**Problem description**
Reproduce the listing below word for word, with no pictures.

-- Begin Source data --

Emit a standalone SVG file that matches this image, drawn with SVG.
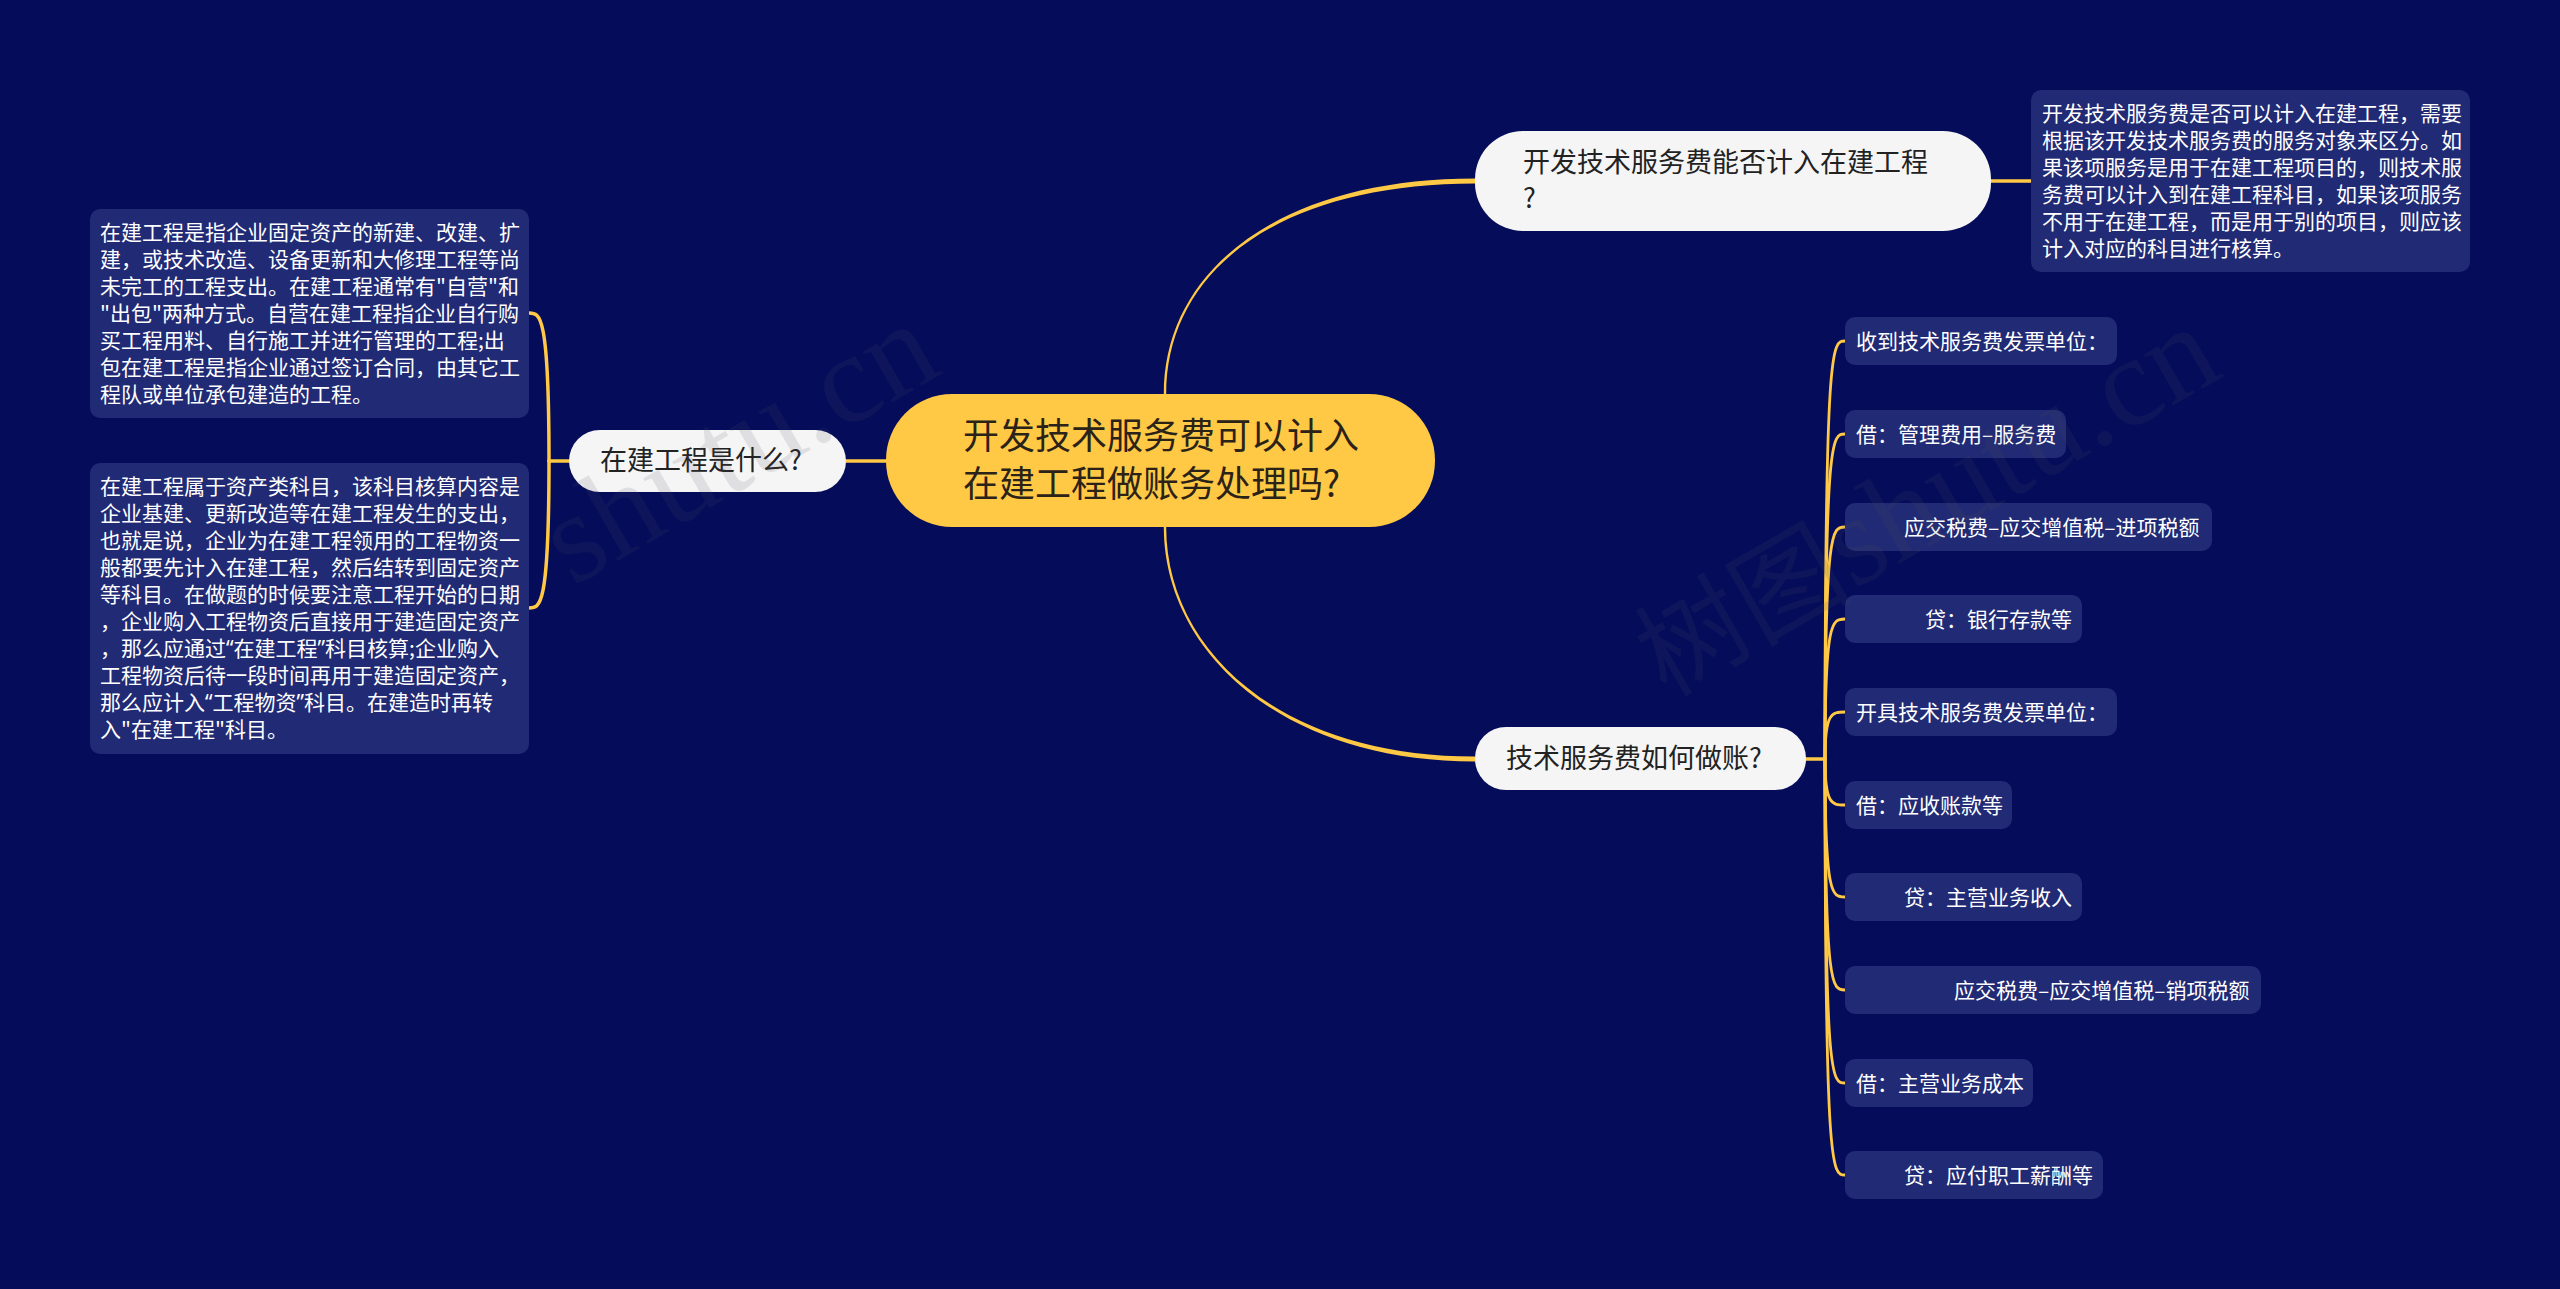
<svg xmlns="http://www.w3.org/2000/svg" width="2560" height="1289" viewBox="0 0 2560 1289">
<style>
text{font-family:"Noto Sans CJK SC","Noto Sans",sans-serif}
.c{fill:none;stroke:#ffc845;stroke-linecap:round}
.f{fill:#ffc845}
.t{stroke-width:3.5}
.l{stroke-width:2.8}
.box{fill:#212a74}
.pill{fill:#f5f5f5}
.n{font-size:21px;fill:#fff}
.q{font-family:"Noto Sans",sans-serif}
.p{font-size:27px;fill:#222}
.r{font-size:36px;fill:#2b2218}
.w{font-size:128px;fill:#505060;opacity:.13;font-family:"Liberation Serif","Noto Sans CJK SC",serif}
.wc{font-size:108px;font-family:"Noto Sans CJK SC",serif}
</style>
<rect width="2560" height="1289" fill="#050c5a"/>
<g id="connectors">
<path class="f" d="M1163.8 394C1163.8 270 1280 178.5 1475 178.5V183.5C1280 183.5 1166.2 270 1166.2 394Z"/>
<path class="f" d="M1163.8 527C1163.8 650 1280 761.5 1475 761.5V756.5C1280 756.5 1166.2 650 1166.2 527Z"/>
<path class="c t" d="M886 461H846"/>
<path class="c t" d="M1991 181H2031"/>
<path class="c t" d="M569 461H549"/>
<path class="c t" d="M549 461C549 313 540 313 529 313"/>
<path class="c t" d="M549 461C549 608 540 608 529 608"/>
<path class="c t" d="M1806 759H1825"/>
<path class="c l" d="M1825 759C1825 341 1832 341 1845 341"/>
<path class="c l" d="M1825 759C1825 434 1832 434 1845 434"/>
<path class="c l" d="M1825 759C1825 527 1832 527 1845 527"/>
<path class="c l" d="M1825 759C1825 619 1832 619 1845 619"/>
<path class="c l" d="M1825 759C1825 712 1832 712 1845 712"/>
<path class="c l" d="M1825 759C1825 805 1832 805 1845 805"/>
<path class="c l" d="M1825 759C1825 897 1832 897 1845 897"/>
<path class="c l" d="M1825 759C1825 990 1832 990 1845 990"/>
<path class="c l" d="M1825 759C1825 1083 1832 1083 1845 1083"/>
<path class="c l" d="M1825 759C1825 1175 1832 1175 1845 1175"/>
</g>
<g id="root"><rect x="886" y="394" width="549" height="133" rx="66" fill="#ffc845"/>
<text class="r" x="963" y="449">开发技术服务费可以计入</text><text class="r" x="963" y="497">在建工程做账务处理吗?</text></g>
<g id="topic-1"><rect class="pill" x="1475" y="131" width="516" height="100" rx="48"/>
<text class="p" x="1523" y="172">开发技术服务费能否计入在建工程</text><text class="p" x="1523" y="208">?</text></g>
<g id="topic-2"><rect class="pill" x="1475" y="727" width="331" height="63" rx="31"/>
<text class="p" x="1506" y="768">技术服务费如何做账?</text></g>
<g id="topic-3"><rect class="pill" x="569" y="430" width="277" height="62" rx="31"/>
<text class="p" x="600" y="470">在建工程是什么?</text></g>
<g id="note-1"><rect class="box" x="2031" y="90" width="439" height="182" rx="10"/>
<text class="n" x="2042" y="121">开发技术服务费是否可以计入在建工程，需要</text>
<text class="n" x="2042" y="148">根据该开发技术服务费的服务对象来区分。如</text>
<text class="n" x="2042" y="175">果该项服务是用于在建工程项目的，则技术服</text>
<text class="n" x="2042" y="202">务费可以计入到在建工程科目，如果该项服务</text>
<text class="n" x="2042" y="229">不用于在建工程，而是用于别的项目，则应该</text>
<text class="n" x="2042" y="256">计入对应的科目进行核算。</text></g>
<g id="note-2"><rect class="box" x="90" y="209" width="439" height="209" rx="10"/>
<text class="n" x="100" y="240">在建工程是指企业固定资产的新建、改建、扩</text>
<text class="n" x="100" y="267">建，或技术改造、设备更新和大修理工程等尚</text>
<text class="n" x="100" y="294">未完工的工程支出。在建工程通常有"自营"和</text>
<text class="n" x="100" y="321">"出包"两种方式。自营在建工程指企业自行购</text>
<text class="n" x="100" y="348">买工程用料、自行施工并进行管理的工程;出</text>
<text class="n" x="100" y="375">包在建工程是指企业通过签订合同，由其它工</text>
<text class="n" x="100" y="402">程队或单位承包建造的工程。</text></g>
<g id="note-3"><rect class="box" x="90" y="463" width="439" height="291" rx="10"/>
<text class="n" x="100" y="494">在建工程属于资产类科目，该科目核算内容是</text>
<text class="n" x="100" y="521">企业基建、更新改造等在建工程发生的支出，</text>
<text class="n" x="100" y="548">也就是说，企业为在建工程领用的工程物资一</text>
<text class="n" x="100" y="575">般都要先计入在建工程，然后结转到固定资产</text>
<text class="n" x="100" y="602">等科目。在做题的时候要注意工程开始的日期</text>
<text class="n" x="100" y="629">，企业购入工程物资后直接用于建造固定资产</text>
<text class="n" x="100" y="656">，那么应通过<tspan class="q">“</tspan>在建工程<tspan class="q">”</tspan>科目核算;企业购入</text>
<text class="n" x="100" y="683">工程物资后待一段时间再用于建造固定资产，</text>
<text class="n" x="100" y="710">那么应计入<tspan class="q">“</tspan>工程物资<tspan class="q">”</tspan>科目。在建造时再转</text>
<text class="n" x="100" y="737">入"在建工程"科目。</text></g>
<g id="leaf-1"><rect class="box" x="1845" y="317" width="272" height="48" rx="10"/><text class="n" x="1856" y="349">收到技术服务费发票单位：</text></g>
<g id="leaf-2"><rect class="box" x="1845" y="410" width="221" height="48" rx="10"/><text class="n" x="1856" y="442">借：管理费用–服务费</text></g>
<g id="leaf-3"><rect class="box" x="1845" y="503" width="367" height="48" rx="10"/><text class="n" x="1904" y="535">应交税费–应交增值税–进项税额</text></g>
<g id="leaf-4"><rect class="box" x="1845" y="595" width="237" height="48" rx="10"/><text class="n" x="1925" y="627">贷：银行存款等</text></g>
<g id="leaf-5"><rect class="box" x="1845" y="688" width="272" height="48" rx="10"/><text class="n" x="1856" y="720">开具技术服务费发票单位：</text></g>
<g id="leaf-6"><rect class="box" x="1845" y="781" width="167" height="48" rx="10"/><text class="n" x="1856" y="813">借：应收账款等</text></g>
<g id="leaf-7"><rect class="box" x="1845" y="873" width="237" height="48" rx="10"/><text class="n" x="1904" y="905">贷：主营业务收入</text></g>
<g id="leaf-8"><rect class="box" x="1845" y="966" width="416" height="48" rx="10"/><text class="n" x="1954" y="998">应交税费–应交增值税–销项税额</text></g>
<g id="leaf-9"><rect class="box" x="1845" y="1059" width="188" height="48" rx="10"/><text class="n" x="1856" y="1091">借：主营业务成本</text></g>
<g id="leaf-10"><rect class="box" x="1845" y="1151" width="258" height="48" rx="10"/><text class="n" x="1904" y="1183">贷：应付职工薪酬等</text></g>
<g id="watermarks">
<text class="w" text-anchor="end" transform="translate(945 372) rotate(-30)">shutu.cn</text>
<text class="w" text-anchor="end" transform="translate(2226 375) rotate(-30)"><tspan class="wc">树图</tspan>shutu.cn</text>
</g>
</svg>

-- End Source data --

**Full response**
Emit a standalone SVG file that matches this image, drawn with SVG.
<svg xmlns="http://www.w3.org/2000/svg" width="2560" height="1289" viewBox="0 0 2560 1289">
<style>
text{font-family:"Noto Sans CJK SC","Noto Sans",sans-serif}
.c{fill:none;stroke:#ffc845;stroke-linecap:round}
.f{fill:#ffc845}
.t{stroke-width:3.5}
.l{stroke-width:2.8}
.box{fill:#212a74}
.pill{fill:#f5f5f5}
.n{font-size:21px;fill:#fff}
.q{font-family:"Noto Sans",sans-serif}
.p{font-size:27px;fill:#222}
.r{font-size:36px;fill:#2b2218}
.w{font-size:128px;fill:#505060;opacity:.13;font-family:"Liberation Serif","Noto Sans CJK SC",serif}
.wc{font-size:108px;font-family:"Noto Sans CJK SC",serif}
</style>
<rect width="2560" height="1289" fill="#050c5a"/>
<g id="connectors">
<path class="f" d="M1163.8 394C1163.8 270 1280 178.5 1475 178.5V183.5C1280 183.5 1166.2 270 1166.2 394Z"/>
<path class="f" d="M1163.8 527C1163.8 650 1280 761.5 1475 761.5V756.5C1280 756.5 1166.2 650 1166.2 527Z"/>
<path class="c t" d="M886 461H846"/>
<path class="c t" d="M1991 181H2031"/>
<path class="c t" d="M569 461H549"/>
<path class="c t" d="M549 461C549 313 540 313 529 313"/>
<path class="c t" d="M549 461C549 608 540 608 529 608"/>
<path class="c t" d="M1806 759H1825"/>
<path class="c l" d="M1825 759C1825 341 1832 341 1845 341"/>
<path class="c l" d="M1825 759C1825 434 1832 434 1845 434"/>
<path class="c l" d="M1825 759C1825 527 1832 527 1845 527"/>
<path class="c l" d="M1825 759C1825 619 1832 619 1845 619"/>
<path class="c l" d="M1825 759C1825 712 1832 712 1845 712"/>
<path class="c l" d="M1825 759C1825 805 1832 805 1845 805"/>
<path class="c l" d="M1825 759C1825 897 1832 897 1845 897"/>
<path class="c l" d="M1825 759C1825 990 1832 990 1845 990"/>
<path class="c l" d="M1825 759C1825 1083 1832 1083 1845 1083"/>
<path class="c l" d="M1825 759C1825 1175 1832 1175 1845 1175"/>
</g>
<g id="root"><rect x="886" y="394" width="549" height="133" rx="66" fill="#ffc845"/>
<text class="r" x="963" y="449">开发技术服务费可以计入</text><text class="r" x="963" y="497">在建工程做账务处理吗?</text></g>
<g id="topic-1"><rect class="pill" x="1475" y="131" width="516" height="100" rx="48"/>
<text class="p" x="1523" y="172">开发技术服务费能否计入在建工程</text><text class="p" x="1523" y="208">?</text></g>
<g id="topic-2"><rect class="pill" x="1475" y="727" width="331" height="63" rx="31"/>
<text class="p" x="1506" y="768">技术服务费如何做账?</text></g>
<g id="topic-3"><rect class="pill" x="569" y="430" width="277" height="62" rx="31"/>
<text class="p" x="600" y="470">在建工程是什么?</text></g>
<g id="note-1"><rect class="box" x="2031" y="90" width="439" height="182" rx="10"/>
<text class="n" x="2042" y="121">开发技术服务费是否可以计入在建工程，需要</text>
<text class="n" x="2042" y="148">根据该开发技术服务费的服务对象来区分。如</text>
<text class="n" x="2042" y="175">果该项服务是用于在建工程项目的，则技术服</text>
<text class="n" x="2042" y="202">务费可以计入到在建工程科目，如果该项服务</text>
<text class="n" x="2042" y="229">不用于在建工程，而是用于别的项目，则应该</text>
<text class="n" x="2042" y="256">计入对应的科目进行核算。</text></g>
<g id="note-2"><rect class="box" x="90" y="209" width="439" height="209" rx="10"/>
<text class="n" x="100" y="240">在建工程是指企业固定资产的新建、改建、扩</text>
<text class="n" x="100" y="267">建，或技术改造、设备更新和大修理工程等尚</text>
<text class="n" x="100" y="294">未完工的工程支出。在建工程通常有"自营"和</text>
<text class="n" x="100" y="321">"出包"两种方式。自营在建工程指企业自行购</text>
<text class="n" x="100" y="348">买工程用料、自行施工并进行管理的工程;出</text>
<text class="n" x="100" y="375">包在建工程是指企业通过签订合同，由其它工</text>
<text class="n" x="100" y="402">程队或单位承包建造的工程。</text></g>
<g id="note-3"><rect class="box" x="90" y="463" width="439" height="291" rx="10"/>
<text class="n" x="100" y="494">在建工程属于资产类科目，该科目核算内容是</text>
<text class="n" x="100" y="521">企业基建、更新改造等在建工程发生的支出，</text>
<text class="n" x="100" y="548">也就是说，企业为在建工程领用的工程物资一</text>
<text class="n" x="100" y="575">般都要先计入在建工程，然后结转到固定资产</text>
<text class="n" x="100" y="602">等科目。在做题的时候要注意工程开始的日期</text>
<text class="n" x="100" y="629">，企业购入工程物资后直接用于建造固定资产</text>
<text class="n" x="100" y="656">，那么应通过<tspan class="q">“</tspan>在建工程<tspan class="q">”</tspan>科目核算;企业购入</text>
<text class="n" x="100" y="683">工程物资后待一段时间再用于建造固定资产，</text>
<text class="n" x="100" y="710">那么应计入<tspan class="q">“</tspan>工程物资<tspan class="q">”</tspan>科目。在建造时再转</text>
<text class="n" x="100" y="737">入"在建工程"科目。</text></g>
<g id="leaf-1"><rect class="box" x="1845" y="317" width="272" height="48" rx="10"/><text class="n" x="1856" y="349">收到技术服务费发票单位：</text></g>
<g id="leaf-2"><rect class="box" x="1845" y="410" width="221" height="48" rx="10"/><text class="n" x="1856" y="442">借：管理费用–服务费</text></g>
<g id="leaf-3"><rect class="box" x="1845" y="503" width="367" height="48" rx="10"/><text class="n" x="1904" y="535">应交税费–应交增值税–进项税额</text></g>
<g id="leaf-4"><rect class="box" x="1845" y="595" width="237" height="48" rx="10"/><text class="n" x="1925" y="627">贷：银行存款等</text></g>
<g id="leaf-5"><rect class="box" x="1845" y="688" width="272" height="48" rx="10"/><text class="n" x="1856" y="720">开具技术服务费发票单位：</text></g>
<g id="leaf-6"><rect class="box" x="1845" y="781" width="167" height="48" rx="10"/><text class="n" x="1856" y="813">借：应收账款等</text></g>
<g id="leaf-7"><rect class="box" x="1845" y="873" width="237" height="48" rx="10"/><text class="n" x="1904" y="905">贷：主营业务收入</text></g>
<g id="leaf-8"><rect class="box" x="1845" y="966" width="416" height="48" rx="10"/><text class="n" x="1954" y="998">应交税费–应交增值税–销项税额</text></g>
<g id="leaf-9"><rect class="box" x="1845" y="1059" width="188" height="48" rx="10"/><text class="n" x="1856" y="1091">借：主营业务成本</text></g>
<g id="leaf-10"><rect class="box" x="1845" y="1151" width="258" height="48" rx="10"/><text class="n" x="1904" y="1183">贷：应付职工薪酬等</text></g>
<g id="watermarks">
<text class="w" text-anchor="end" transform="translate(945 372) rotate(-30)">shutu.cn</text>
<text class="w" text-anchor="end" transform="translate(2226 375) rotate(-30)"><tspan class="wc">树图</tspan>shutu.cn</text>
</g>
</svg>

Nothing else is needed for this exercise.